Knowing what it took each week to get the effort right, I set out to give the following rounds just one shot, all out, nailing it first time. Time: 38:13

Round 3Foggy PV Ride 39.2km

This round was one of the hardest things I've ever done on the indoor trainer. 25 minutes of rolling hills into 10 minutes of climbing, then another 20 minutes bringing it home. Time: 54:38 at just under 360W, ~5W/Kg.

Round 4 - Amgen Tour of California 2015 ITT 24.1km

3..2..1... Go! The video was a recon of the proposed AToC TT which was changed at the last minute for the actual race due to snow. Time: 33:02

Qualifying Results

1st place! Yeah! SLane rolled in 4th in the qualifiers and also had a Tickr sent his way. Great to see four Aussies in the top 11 places.

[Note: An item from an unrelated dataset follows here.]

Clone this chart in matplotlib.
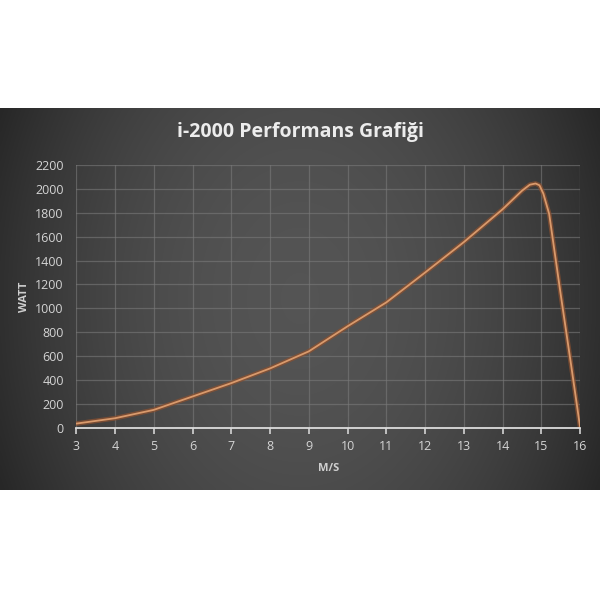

Side note - Note the name in 2nd place. That's Karl Zoetemelk. French National XC Champion 2002, and son of Joop Zoetemelk (Vuelta winner 1979, Tour de France winner 1980). We were in good company and I was a little worried what someone like Karl would unleash in the final!

The Final 

On the line was an entry to the Haute Route of your choice ($1,100-$1,600) and $500 travel expenses. The Haute Route events are a whole week of epic mountains during August-September. By epic they're all around 20,0000m of climbing over 800-900km. I already had my qualifier prize, a Tickr HR strap for the 2 1/2 hours of indoor TTing, so I was competing in the final just to see where I'd end up.

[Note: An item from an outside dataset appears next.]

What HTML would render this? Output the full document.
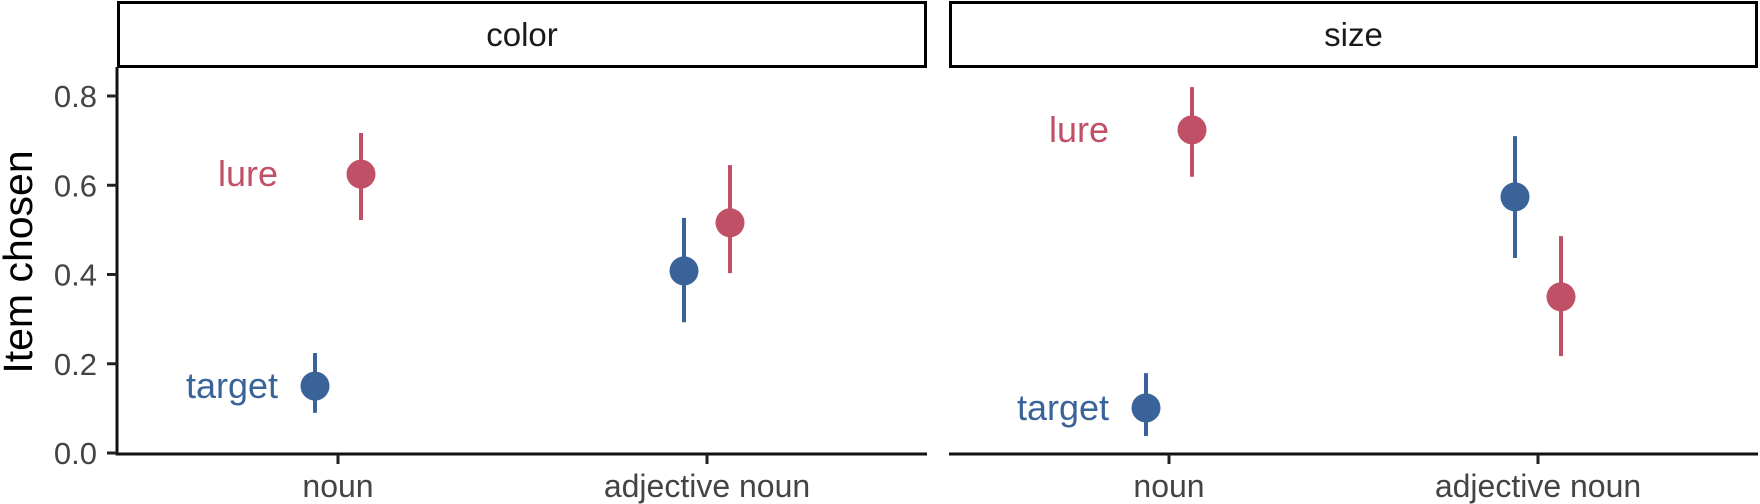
<!DOCTYPE html>
<html><head><meta charset="utf-8"><style>
html,body{margin:0;padding:0;background:#fff;}
svg{display:block;font-family:"Liberation Sans",Arial,sans-serif;}
</style></head><body>
<svg id="chart" width="1760" height="504" viewBox="0 0 1760 504" xmlns="http://www.w3.org/2000/svg"></svg>
<script>
const panels = ["color", "size"];
const categories = ["noun", "adjective noun"];
const yTicks = [0, 0.2, 0.4, 0.6, 0.8];
const yTickLabels = ["0.0", "0.2", "0.4", "0.6", "0.8"];
const targetMean = [[0.150, 0.408], [0.101, 0.574]];
const targetLow  = [[0.090, 0.293], [0.038, 0.437]];
const targetHigh = [[0.224, 0.527], [0.179, 0.710]];
const lureMean = [[0.625, 0.516], [0.724, 0.350]];
const lureLow  = [[0.522, 0.403], [0.619, 0.217]];
const lureHigh = [[0.717, 0.645], [0.820, 0.486]];

const NS = "http://www.w3.org/2000/svg";
const svg = document.getElementById("chart");
const BLUE = "#3A6399", RED = "#C05066";
const panelX = [[117, 927], [949, 1758]];
const catX = [[338, 707], [1169, 1538]];
const y0 = 453, yPerUnit = 446.25;
function yScale(v){ return y0 - v * yPerUnit; }
function xScale(p, c){ return catX[p][c]; }
function mk(tag, attrs, parent){
  const e = document.createElementNS(NS, tag);
  for (const k in attrs) e.setAttribute(k, attrs[k]);
  (parent || svg).appendChild(e);
  return e;
}

panels.forEach((name, p) => {
  const [x1, x2] = panelX[p];
  const g = mk("g", {});
  
  
  const strip = mk("rect", {x: x1 + 1.5, y: 2.5, width: x2 - x1 - 3, height: 64, fill: "#fff", stroke: "#000", "stroke-width": 3}, g);
  
  
  const st = mk("text", {x: (x1 + x2) / 2, y: 46, "text-anchor": "middle", "font-size": 33, fill: "#1a1a1a"}, g);
  st.textContent = name;
  
  
  const ax = mk("line", {x1: x1, x2: x2, y1: 454, y2: 454, stroke: "#111", "stroke-width": 3}, g);
  
  
  categories.forEach((c, ci) => {
    const cx = xScale(p, ci);
    const t = mk("line", {x1: cx, x2: cx, y1: 454, y2: 464, stroke: "#222", "stroke-width": 3}, g);
    
    
    const tl = mk("text", {x: cx, y: 497, "text-anchor": "middle", "font-size": 32, fill: "#444"}, g);
    tl.textContent = c;
    
    
    [[targetMean, targetLow, targetHigh, BLUE, -23, "target"], [lureMean, lureLow, lureHigh, RED, 23, "lure"]].forEach(s => {
      const [m, lo, hi, col, dx, sn] = s;
      const px = cx + dx;
      const eb = mk("line", {x1: px, x2: px, y1: yScale(lo[p][ci]), y2: yScale(hi[p][ci]), stroke: col, "stroke-width": 4}, g);
      
      
      const dot = mk("circle", {cx: px, cy: yScale(m[p][ci]), r: 14.5, fill: col}, g);
      
      
      if (ci === 0) {
        const lab = mk("text", {x: cx - 60, y: yScale(m[p][ci]) + 12, "text-anchor": "end", "font-size": 36, fill: col}, g);
        lab.textContent = sn;
        
        
      }
    });
  });
  if (p === 0) {
    const yl = mk("line", {x1: x1, x2: x1, y1: 67, y2: 455.5, stroke: "#111", "stroke-width": 3}, g);
    
    
    yTicks.forEach((v, i) => {
      const yy = yScale(v);
      const t = mk("line", {x1: x1 - 10, x2: x1, y1: yy, y2: yy, stroke: "#222", "stroke-width": 3}, g);
      
      
      const tl = mk("text", {x: 97, y: yy + 11, "text-anchor": "end", "font-size": 31, fill: "#444"}, g);
      tl.textContent = yTickLabels[i];
      
      
    });
  }
});
const yt = mk("text", {x: 0, y: 0, "text-anchor": "middle", "font-size": 41, fill: "#000", transform: "translate(32,262) rotate(-90)"});
yt.textContent = "Item chosen";


</script>
</body></html>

I was expecting a horrendously difficult 90 minute video for the final and once it was released I was surprised to see Kinomap choose the same video as qualifying round 2. Crafty! They had a data baseline from everyone on the course already so could use this to help verify the integrity of the rides.

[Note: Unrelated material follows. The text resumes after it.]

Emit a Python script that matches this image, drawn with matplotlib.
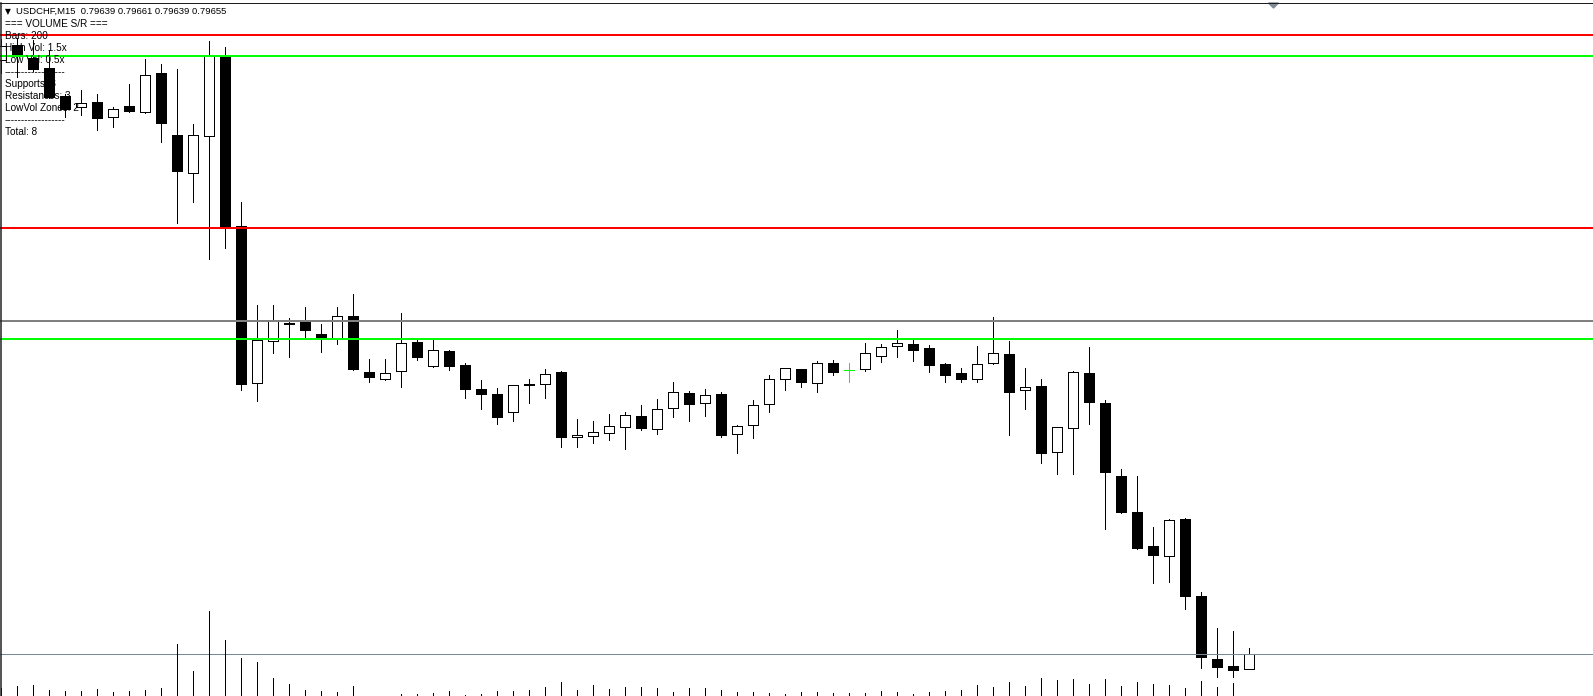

The final challenge was a one-shot only affair, no second chances. Once complete, ride data was then submitted to the Kinomap team for review before being posted to the final result sheet.

With the five previous efforts in my legs and the experience with how best to pace the route I knocked off a few seconds on the 16 Mile Loop Gillis Falls Climb Fest 26km video in the final and submitted that over to Kinomap.

At 1am on May 27th my phone beeped with an email from Kinomap. They'd verified my data and had confirmed I'd won! Hah! Wow!

Final Results

After looking into the return flights and transfers from Melbourne over to the Haute Route events, I had to turn down the major prize. The team at Kinomap were understood my decision and with my ok they passed the Haute Route opportunity down the qualifying list. With Karl also unable to attend 3rd place getter from Canada is on his way and looking forward to the experience.

Kinomap kindly suppled me with an almost-lifetime access to Kinomap, and sent out a neat trophy (thanks guys!)